Microsoft Goes High-End Page 2

DVD Wars: Episode II

Not so long ago in a galaxy close to home, Toshiba and Warner Home Video crossed swords with Sony and Philips over a format that would eventually become known as DVD. Now battle lines are being resurrected as the specs for high-definition DVD are hammered out.

When Sony, Philips, and seven other big electronics companies announced the Blu-ray format for high-def DVD players, noticeably absent from the group was Toshiba, the major technology contributor to DVD. Instead, the company is promoting two other schemes.
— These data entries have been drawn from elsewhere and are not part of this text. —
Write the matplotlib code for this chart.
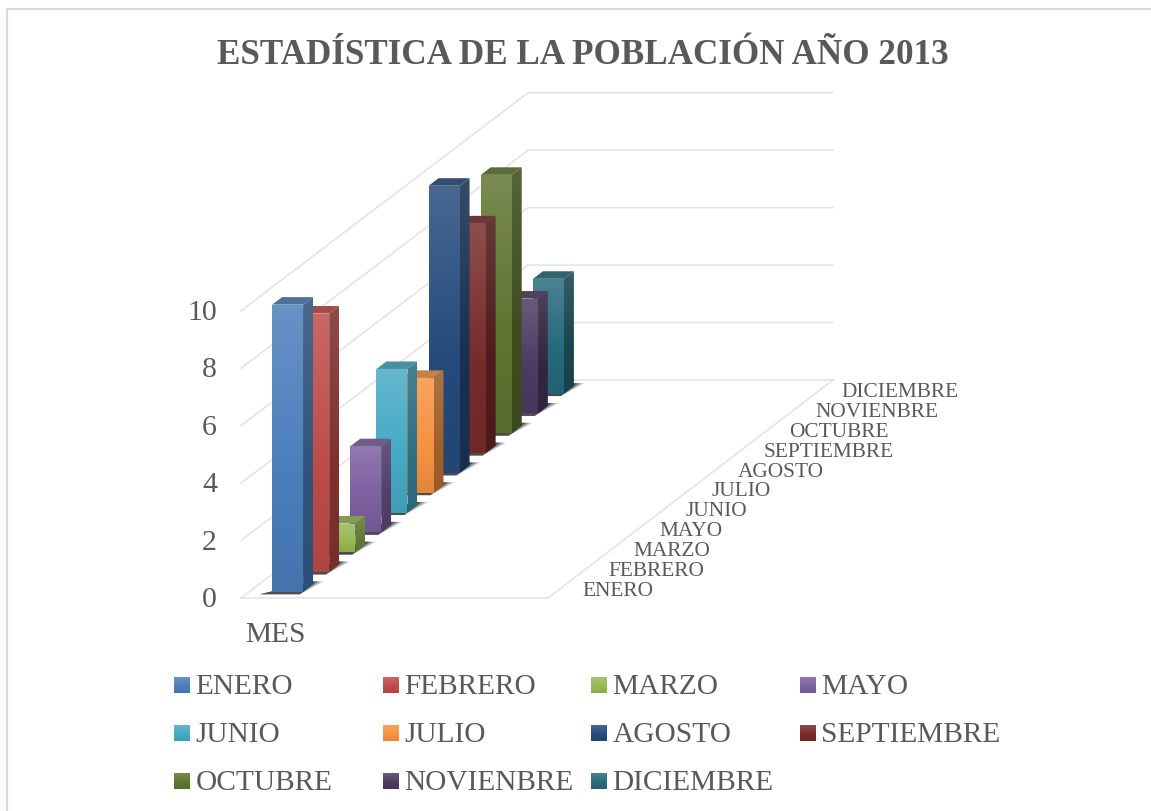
import matplotlib
matplotlib.use("Agg")
import matplotlib.pyplot as plt
from matplotlib.colors import to_rgb
from matplotlib.patches import Polygon
import numpy as np

plt.rcParams['font.family'] = ['Liberation Serif', 'DejaVu Serif']

# === Datos ===
meses = ["ENERO", "FEBRERO", "MARZO", "MAYO", "JUNIO", "JULIO", "AGOSTO",
         "SEPTIEMBRE", "OCTUBRE", "NOVIENBRE", "DICIEMBRE"]
valores = [10, 9, 1, 3, 5, 4, 10, 8, 9, 4, 4]
colores = ["#4a7ebb", "#be4b48", "#98b954", "#7d60a0", "#46aac5", "#f69240",
           "#254b7c", "#772c2a", "#5f7530", "#4d3b62", "#276a7c"]
ticks_y = [0, 2, 4, 6, 8, 10]

# === Geometria del dibujo (pixeles) ===
ORIGEN = (241, 598)
ANCHO_PISO = 307
FONDO = (287, -218)
PX_UNIDAD = 28.72
TEXTO = "#595959"
REJILLA = "#e2e2e2"


# x: pixeles sobre el frente del piso, d: fila (0 a 11), v: valor
def proyectar(x, d, v):
    return (ORIGEN[0] + x + d / len(meses) * FONDO[0],
            ORIGEN[1] + d / len(meses) * FONDO[1] - v * PX_UNIDAD)


def mezclar(color, otro, t):
    return tuple((1 - t) * a + t * b for a, b in zip(to_rgb(color), otro))


def degradado(ax, puntos, arriba, medio, abajo, z):
    pts = np.array(puntos)
    arriba, medio, abajo = to_rgb(arriba), to_rgb(medio), to_rgb(abajo)
    pasos = np.linspace(0, 1, 128)
    tabla = np.array([np.interp(pasos, [0, 0.6, 1], [arriba[c], medio[c], abajo[c]])
                      for c in range(3)]).T
    img = ax.imshow(tabla[:, None, :], aspect='auto', zorder=z, interpolation='bilinear',
                    extent=(pts[:, 0].min(), pts[:, 0].max(), pts[:, 1].max(), pts[:, 1].min()))
    img.set_clip_path(Polygon(puntos, transform=ax.transData))


fig = plt.figure(figsize=(11.51, 8.11), dpi=100)
ax = fig.add_axes([0, 0, 1, 1])
ax.axis('off')

# marco: solo arriba e izquierda
ax.plot([1151, 7, 7], [9, 9, 811], color="#d9d9d9", lw=1.6, zorder=0)

ax.text(582.5, 55, "ESTADÍSTICA DE LA POBLACIÓN AÑO 2013", ha='center', va='center',
        fontsize=25.25, fontweight='bold', color=TEXTO)

# === Paredes y piso ===
for t in ticks_y:
    a = proyectar(0, 0, t)
    b = proyectar(0, len(meses), t)
    c = proyectar(ANCHO_PISO - 2, len(meses), t)
    ax.plot([a[0], b[0], c[0]], [a[1], b[1], c[1]], color=REJILLA, lw=1.1, zorder=1)
    ax.text(217, a[1] + 2, str(t), ha='right', va='center', fontsize=21.5, color=TEXTO)

pa = proyectar(0, 0, 0)
pb = proyectar(ANCHO_PISO, 0, 0)
pc = proyectar(ANCHO_PISO - 2, len(meses), 0)
ax.plot([pa[0], pb[0], pc[0]], [pa[1], pb[1], pc[1]], color=REJILLA, lw=1.1, zorder=1)

ax.text(245.5, 635, "MES", ha='left', va='center', fontsize=21.2, color=TEXTO)

# === Barras (de atras hacia adelante) ===
X_BARRA = 23
ANCHO_BARRA = 31
D0, D1 = 0.31, 0.69
z = 2
negro = (0, 0, 0)
blanco = (1, 1, 1)
for i in range(len(meses) - 1, -1, -1):
    col = colores[i]
    v = valores[i]
    d0 = i + D0
    d1 = i + D1
    xa = X_BARRA
    xb = X_BARRA + ANCHO_BARRA

    # sombra: capas que se van apagando hacia la derecha
    for extra, alfa in [(7, 0.22), (4, 0.30), (1, 0.40), (-1, 0.50)]:
        sombra = [proyectar(xa - 9, d0 - 0.12, 0), proyectar(xb, d0 - 0.12, 0),
                  proyectar(xb + extra, d1 + 0.15, 0), proyectar(xb - 4, d1 + 0.15, 0)]
        ax.add_patch(Polygon(sombra, fc="#2a2a2a", ec='none', alpha=alfa, zorder=z))
    z += 1

    frente = [proyectar(xa, d0, v), proyectar(xb, d0, v),
              proyectar(xb, d0, 0), proyectar(xa, d0, 0)]
    lado = [proyectar(xb, d0, v), proyectar(xb, d1, v),
            proyectar(xb, d1, 0), proyectar(xb, d0, 0)]
    techo = [proyectar(xa, d0, v), proyectar(xa, d1, v),
             proyectar(xb, d1, v), proyectar(xb, d0, v)]

    degradado(ax, lado, mezclar(mezclar(col, blanco, 0.18), negro, 0.30),
              mezclar(col, negro, 0.34), mezclar(col, negro, 0.38), z)
    ax.add_patch(Polygon(techo, fc=mezclar(mezclar(col, blanco, 0.12), negro, 0.2), ec='none', zorder=z + 1))
    degradado(ax, frente, mezclar(col, blanco, 0.16), col, mezclar(col, negro, 0.08), z + 2)
    z += 3

ax.set_xlim(0, 1151)
ax.set_ylim(811, 0)

# === Etiquetas de profundidad ===
for i, m in enumerate(meses):
    ax.text(582 + i * 25.95, 591 + i * FONDO[1] / len(meses), m,
            ha='left', va='center', fontsize=15.4, color=TEXTO)

# === Leyenda ===
col_x = [174, 383, 591, 800]
fila_y = [685, 733, 781]
for i, m in enumerate(meses):
    x = col_x[i % 4]
    y = fila_y[i // 4]
    col = colores[i]
    cuadro = [(x, y - 8), (x + 16, y - 8), (x + 16, y + 8), (x, y + 8)]
    degradado(ax, cuadro, mezclar(col, blanco, 0.16), col, mezclar(col, negro, 0.08), z)
    ax.text(x + 21.5, y + 2, m, ha='left', va='center', fontsize=21.2, color=TEXTO)

ax.set_xlim(0, 1151)
ax.set_ylim(811, 0)

fig.savefig("out.png", dpi=100)
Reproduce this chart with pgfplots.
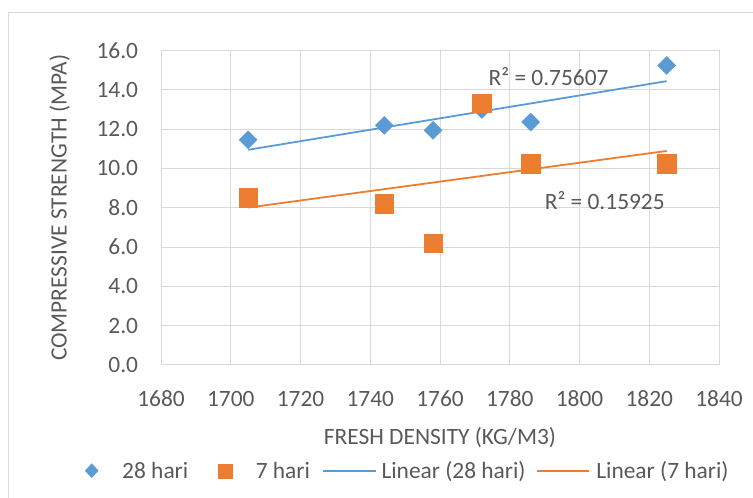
\documentclass[border=0pt]{standalone}
\usepackage{fontspec}
\setmainfont{Carlito}
\usepackage{pgfplots}
\pgfplotsset{compat=1.18}

\definecolor{txt}{HTML}{595959}
\definecolor{gridc}{HTML}{D9D9D9}
\definecolor{c28}{HTML}{5B9BD5}
\definecolor{c7}{HTML}{ED7D31}

\pgfplotsset{
  legdiamond/.style={legend image code/.code={%
    \draw[##1, mark size=7bp, mark options={xscale=1.24}] plot coordinates {(0bp,0bp)};}},
  legsquare/.style={legend image code/.code={%
    \draw[##1, mark size=7bp] plot coordinates {(0bp,0bp)};}},
  legline/.style={legend image code/.code={%
    \draw[##1] (0bp,0bp) -- (#1,0bp);}},
}

\begin{document}
\begin{tikzpicture}[font=\fontsize{23.4bp}{28bp}\selectfont]
\useasboundingbox (0,0) rectangle (753bp,498bp);
% chart frame (only top and left edges are in view)
\draw[gridc, line width=1bp] (8bp,0bp) -- (8bp,485bp) -- (753bp,485bp);

\begin{axis}[
    scale only axis,
    width=558bp, height=314.5bp,
    at={(161bp,133bp)}, anchor=south west,
    xmin=1680, xmax=1840, ymin=0, ymax=16,
    xtick={1680,1700,...,1840},
    ytick={0,2,...,16},
    grid=major,
    major grid style={gridc, line width=1bp},
    axis line style={gridc, line width=1bp},
    major tick length=0pt,
    tick label style={text=txt, inner sep=0pt, /pgf/number format/assume math mode=true},
    xticklabel style={anchor=north, yshift=-25.7bp, /pgf/number format/1000 sep={}},
    yticklabel style={anchor=east, xshift=-22.7bp,
        /pgf/number format/fixed, /pgf/number format/fixed zerofill,
        /pgf/number format/precision=1},
    clip=false,
    legend columns=4,
    legend cell align=left,
    legend style={at={(-0.1362,-0.3361)}, anchor=west, draw=none, fill=none,
        inner sep=0pt, column sep=0pt, row sep=0pt,
        nodes={inner sep=0pt, text=txt}},
]

\addplot[only marks, mark=diamond*, mark size=9bp, color=c28,
    mark options={xscale=1.333}, legdiamond]
    coordinates {
    (1705,11.46) (1744,12.19) (1758,11.94) (1772,13.0) (1786,12.36) (1825,15.24)
};
\addlegendentry{\hspace*{24bp}28 hari\hspace*{30bp}}

\addplot[only marks, mark=square*, mark size=9.25bp, color=c7, legsquare]
    coordinates {
    (1705,8.5) (1744,8.21) (1758,6.2) (1772,13.32) (1786,10.23) (1825,10.23)
};
\addlegendentry{\hspace*{23.5bp}7 hari\hspace*{12.5bp}}

\addplot[c28, line width=1.8bp, mark=none, legline=52.3bp]
    coordinates {(1705,10.95) (1825,14.44)};
\addlegendentry{\hspace*{5bp}Linear (28 hari)\hspace*{11bp}}

\addplot[c7, line width=1.8bp, mark=none, legline=52bp]
    coordinates {(1705,8.01) (1825,10.89)};
\addlegendentry{\hspace*{6bp}Linear (7 hari)}

\node[anchor=west, text=txt, inner sep=0pt] at (axis cs:1773.9,14.65) {R² = 0.75607};
\node[anchor=west, text=txt, inner sep=0pt] at (axis cs:1790,8.38) {R² = 0.15925};
\end{axis}

\node[rotate=90, anchor=base, text=txt, inner sep=0pt] at (66.5bp,290.3bp) {COMPRESSIVE STRENGTH (MPA)};
\node[anchor=base, text=txt, inner sep=0pt] at (440bp,53bp) {FRESH DENSITY (KG/M3)};
\end{tikzpicture}
\end{document}
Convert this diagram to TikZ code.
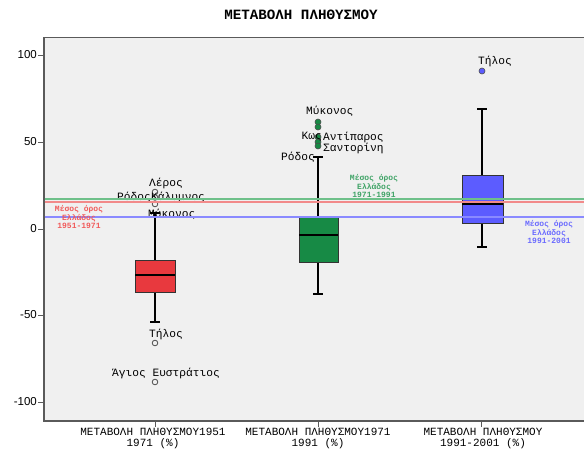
\documentclass[tikz,border=0pt]{standalone}
\usepackage{fontspec}
\setmainfont{Liberation Serif}
\setmonofont{Liberation Mono}
\setsansfont{Liberation Sans}
\definecolor{plotbg}{HTML}{F0F0F0}
\definecolor{axisgray}{HTML}{5A5A5A}
\definecolor{boxred}{HTML}{E8393E}
\definecolor{boxgreen}{HTML}{178A45}
\definecolor{boxblue}{HTML}{5C5CFF}
\definecolor{meangreen}{HTML}{6EC08A}
\definecolor{meanred}{HTML}{F28A8A}
\definecolor{meanblue}{HTML}{8A8AFF}
\definecolor{txtgreen}{HTML}{3FA366}
\definecolor{txtred}{HTML}{F05A5A}
\definecolor{txtblue}{HTML}{6A6AFF}
\begin{document}
\begin{tikzpicture}[x=1pt,y=-1pt,
  lab/.style={font=\ttfamily\fontsize{11.2}{11}\selectfont, inner sep=0pt},
  xlab/.style={font=\ttfamily\fontsize{11}{11}\selectfont, inner sep=0pt, align=center},
  ylab/.style={font=\sffamily\fontsize{11.5}{11}\selectfont, inner sep=0pt, anchor=east},
  meanlab/.style={font=\ttfamily\bfseries\fontsize{8}{7.6}\selectfont, inner sep=0pt, align=center},
  boxrect/.style={draw=black!80, line width=0.8pt},
  whisk/.style={black, line width=1.4pt},
  median/.style={black, line width=2pt},
  meanline/.style={line width=1.8pt},
  openpt/.style={draw=black!70, line width=0.8pt, fill=plotbg},
  tick/.style={axisgray, line width=1pt}]
\useasboundingbox (0,0) rectangle (584,453);
\fill[white] (0,0) rectangle (584,453);
% title
\node[font=\ttfamily\bfseries\fontsize{14.2}{14}\selectfont, inner sep=0pt] (title) at (301,15) {ΜΕΤΑΒΟΛΗ ΠΛΗΘΥΣΜΟΥ};
% plot area
\fill[plotbg] (44,37) rectangle (584,421);
\draw[axisgray, line width=0.8pt] (584,37) -- (44,37);
\draw[axisgray, line width=1.2pt] (44,37) -- (44,421) -- (584,421);
% y ticks
\foreach \v/\yy in {100/55,50/142,0/229,-50/315,-100/402} {
  \draw[tick] (38,\yy) -- (44,\yy);
  \node[ylab] (y\v) at (37,\yy) {\v};
}
% x ticks
\foreach \xx in {155,318,481} { \draw[tick] (\xx,421) -- (\xx,427); }
\node[xlab] (xl1) at (153,438.5) {ΜΕΤΑΒΟΛΗ ΠΛΗΘΥΣΜΟΥ1951\\1971 (\%)};
\node[xlab] (xl2) at (318,438.5) {ΜΕΤΑΒΟΛΗ ΠΛΗΘΥΣΜΟΥ1971\\1991 (\%)};
\node[xlab] (xl3) at (483,438.5) {ΜΕΤΑΒΟΛΗ ΠΛΗΘΥΣΜΟΥ\\1991-2001 (\%)};
% ---- box 1 (red)
\draw[whisk] (155,213) -- (155,260);
\draw[whisk] (150,213) -- (160,213);
\draw[whisk] (155,292) -- (155,322);
\draw[whisk] (150,322) -- (160,322);
\filldraw[boxrect, fill=boxred] (135,260) rectangle (175,292);
\draw[median] (135,275) -- (175,275);
\draw[openpt] (155,192) circle (2.8);
\draw[openpt] (155,197.5) circle (2.8);
\draw[openpt] (155,204) circle (2.8);
\draw[openpt] (155,343) circle (2.8);
\draw[openpt] (155,382) circle (2.8);
\node[lab, anchor=west] (l1a) at (149,183) {Λέρος};
\node[lab, anchor=east] (l1b) at (151,197) {Ρόδος};
\node[lab, anchor=west] (l1c) at (151,197) {Κάλυμνος};
\node[lab, anchor=west] (l1d) at (148,214) {Μύκονος};
\node[lab, anchor=west] (l1e) at (149,334) {Τήλος};
\node[lab, anchor=center] (l1f) at (166,373) {Άγιος Ευστράτιος};
% ---- box 2 (green)
\draw[whisk] (318,157) -- (318,217);
\draw[whisk] (313,157) -- (323,157);
\draw[whisk] (318,262) -- (318,294);
\draw[whisk] (313,294) -- (323,294);
\filldraw[boxrect, fill=boxgreen] (299,217) rectangle (338,262);
\draw[median] (299,235) -- (338,235);
\foreach \yy in {122,127,137,142,146} {
  \filldraw[draw=black!70, line width=0.6pt, fill=boxgreen] (318,\yy) circle (3);
}
\node[lab, anchor=west] (l2a) at (306,111) {Μύκονος};
\node[lab, anchor=east] (l2b) at (322,137) {Κως};
\node[lab, anchor=west] (l2c) at (323,137) {Αντίπαρος};
\node[lab, anchor=west] (l2d) at (323,148) {Σαντορίνη};
\node[lab, anchor=east] (l2e) at (315,157) {Ρόδος};
% ---- box 3 (blue)
\draw[whisk] (482,109) -- (482,175);
\draw[whisk] (477,109) -- (487,109);
\draw[whisk] (482,223) -- (482,247);
\draw[whisk] (477,247) -- (487,247);
\filldraw[boxrect, fill=boxblue] (462,175) rectangle (503,223);
\draw[median] (462,204) -- (503,204);
\filldraw[draw=black!70, line width=0.6pt, fill=boxblue] (482,71) circle (3);
\node[lab, anchor=west] (l3a) at (478,61) {Τήλος};
% ---- mean lines
\draw[meanline, meangreen] (44.6,199) -- (584,199);
\draw[meanline, meanred] (44.6,202) -- (584,202);
\draw[meanline, meanblue] (44.6,217) -- (584,217);
\node[meanlab, txtred] (m1) at (79,217) {Μέσος όρος\\Ελλάδος\\1951-1971};
\node[meanlab, txtgreen] (m2) at (374,186) {Μέσος όρος\\Ελλάδος\\1971-1991};
\node[meanlab, txtblue] (m3) at (549,232) {Μέσος όρος\\Ελλάδος\\1991-2001};
\end{tikzpicture}
\end{document}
The first, which has garnered support from both Warner and Microsoft, would retain compatibility with current discs by coupling DVD's red-laser technology with an efficient compression scheme that expands disc-storage capacity beyond what is possible using MPEG-2. The second format, which is being co-promoted by NEC, teams another type of blue laser with discs that don't hold as much data as Blu-ray.

Illustration by Steve Bonham.
Meanwhile, Microsoft has been demonstrating its Windows Media Player Series 9 video codec, which is said to be efficient enough to fit a widescreen high-def quality movie on a regular red-laser DVD-ROM. How's the quality compared with what you can get from a higher-density disc read by a narrower, blue beam? Sharp's Bob Pleyer says red lasers can't do the job without producing compression artifacts, which is why the company is backing Blu-ray.

Nevertheless, Warner has shown interest in red lasers as a way to quickly bring high-def DVDs to market, according to Richard Doherty, director of research for Envisioneering Group consultants. "They'd love to bring the third season of The Sopranos out on high-def DVD by this time next year," he says. "Clearly, Warner is interested in red laser so they could slipstream [HD-DVD] into their duplication facilities" with a minimum of retooling.

Doherty notes that Warner has not endorsed Micosoft's video codec, and it could potentially back one of several other compression schemes vying to become the standard codec for red-laser high-def playback, including MPEG-4 and one from RealNetworks.

Toshiba's Craig Eggers doesn't expect HD-DVDs-regardless of which format reigns supreme-to be available for another 2 1/2 years. A veteran of DVD Wars: Episode I, Eggers recalls how "the content community" delayed its support back then because they likened DVDs to giving away the studio masters. "Now that the proposals are about high-def," he says, "that argument will be even louder."